Exercise brief
Begin with the first line of the listing and quote every line through the one containing "import plotly.graph_objects as go"; give only those lines.

Entries with chart source code
===

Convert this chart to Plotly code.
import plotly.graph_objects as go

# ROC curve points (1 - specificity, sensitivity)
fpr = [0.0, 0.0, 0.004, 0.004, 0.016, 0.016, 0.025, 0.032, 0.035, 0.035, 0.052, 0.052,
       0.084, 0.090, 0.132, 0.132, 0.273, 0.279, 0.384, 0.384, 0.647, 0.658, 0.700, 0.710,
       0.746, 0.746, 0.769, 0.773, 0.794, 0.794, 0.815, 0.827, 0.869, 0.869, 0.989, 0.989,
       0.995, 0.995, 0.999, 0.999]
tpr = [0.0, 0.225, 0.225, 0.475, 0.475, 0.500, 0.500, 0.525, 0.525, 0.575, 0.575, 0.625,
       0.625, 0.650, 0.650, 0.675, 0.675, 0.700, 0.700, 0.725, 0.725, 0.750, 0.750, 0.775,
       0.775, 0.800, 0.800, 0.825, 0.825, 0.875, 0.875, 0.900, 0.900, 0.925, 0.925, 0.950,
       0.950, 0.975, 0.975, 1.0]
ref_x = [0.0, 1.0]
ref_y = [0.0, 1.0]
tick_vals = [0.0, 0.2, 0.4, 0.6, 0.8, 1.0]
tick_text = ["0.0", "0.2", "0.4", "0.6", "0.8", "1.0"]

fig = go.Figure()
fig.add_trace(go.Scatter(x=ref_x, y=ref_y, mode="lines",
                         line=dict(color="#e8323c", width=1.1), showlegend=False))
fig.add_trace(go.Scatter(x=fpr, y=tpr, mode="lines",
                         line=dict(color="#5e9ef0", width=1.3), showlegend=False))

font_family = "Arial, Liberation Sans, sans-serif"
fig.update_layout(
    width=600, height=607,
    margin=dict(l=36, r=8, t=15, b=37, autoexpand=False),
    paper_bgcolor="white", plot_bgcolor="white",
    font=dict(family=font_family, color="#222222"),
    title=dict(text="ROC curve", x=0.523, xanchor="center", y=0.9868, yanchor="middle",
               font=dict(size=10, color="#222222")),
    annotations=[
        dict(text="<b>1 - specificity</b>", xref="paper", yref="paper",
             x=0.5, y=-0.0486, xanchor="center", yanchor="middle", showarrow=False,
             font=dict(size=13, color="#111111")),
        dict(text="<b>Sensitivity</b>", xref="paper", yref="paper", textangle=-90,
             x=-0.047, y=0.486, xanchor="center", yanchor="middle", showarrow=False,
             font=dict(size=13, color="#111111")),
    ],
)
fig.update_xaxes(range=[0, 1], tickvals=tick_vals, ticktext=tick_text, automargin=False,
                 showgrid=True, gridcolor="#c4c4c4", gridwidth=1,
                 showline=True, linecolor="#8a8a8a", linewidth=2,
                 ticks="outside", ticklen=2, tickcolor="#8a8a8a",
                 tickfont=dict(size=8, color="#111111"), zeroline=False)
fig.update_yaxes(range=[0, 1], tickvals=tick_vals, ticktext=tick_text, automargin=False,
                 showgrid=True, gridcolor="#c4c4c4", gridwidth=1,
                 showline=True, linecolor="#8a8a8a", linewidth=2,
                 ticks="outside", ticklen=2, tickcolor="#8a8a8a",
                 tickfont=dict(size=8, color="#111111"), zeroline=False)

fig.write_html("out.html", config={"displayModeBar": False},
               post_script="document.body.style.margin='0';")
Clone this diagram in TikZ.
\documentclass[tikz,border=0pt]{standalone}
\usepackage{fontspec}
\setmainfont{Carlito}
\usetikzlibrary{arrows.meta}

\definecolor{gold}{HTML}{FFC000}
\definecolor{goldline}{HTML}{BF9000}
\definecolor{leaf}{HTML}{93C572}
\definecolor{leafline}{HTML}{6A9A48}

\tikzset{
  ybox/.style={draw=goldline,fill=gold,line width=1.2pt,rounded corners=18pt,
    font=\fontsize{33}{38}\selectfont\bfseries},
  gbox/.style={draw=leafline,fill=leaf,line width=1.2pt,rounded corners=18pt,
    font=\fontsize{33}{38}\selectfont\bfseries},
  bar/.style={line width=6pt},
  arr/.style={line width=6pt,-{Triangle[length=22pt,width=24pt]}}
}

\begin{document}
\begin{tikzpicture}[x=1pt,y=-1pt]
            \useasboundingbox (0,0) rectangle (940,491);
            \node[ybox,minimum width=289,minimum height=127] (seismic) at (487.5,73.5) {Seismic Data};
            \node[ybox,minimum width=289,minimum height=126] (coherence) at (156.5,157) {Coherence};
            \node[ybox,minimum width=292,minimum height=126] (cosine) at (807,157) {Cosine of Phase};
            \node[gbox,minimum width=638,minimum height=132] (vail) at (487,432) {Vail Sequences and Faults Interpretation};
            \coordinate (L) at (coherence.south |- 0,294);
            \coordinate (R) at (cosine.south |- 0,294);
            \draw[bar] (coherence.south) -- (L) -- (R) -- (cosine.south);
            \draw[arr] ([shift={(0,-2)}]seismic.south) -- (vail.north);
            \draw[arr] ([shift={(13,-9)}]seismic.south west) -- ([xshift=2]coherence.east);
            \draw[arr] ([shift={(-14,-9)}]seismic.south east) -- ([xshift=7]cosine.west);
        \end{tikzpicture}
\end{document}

===

Task response
Convert this chart to Plotly code.
import plotly.graph_objects as go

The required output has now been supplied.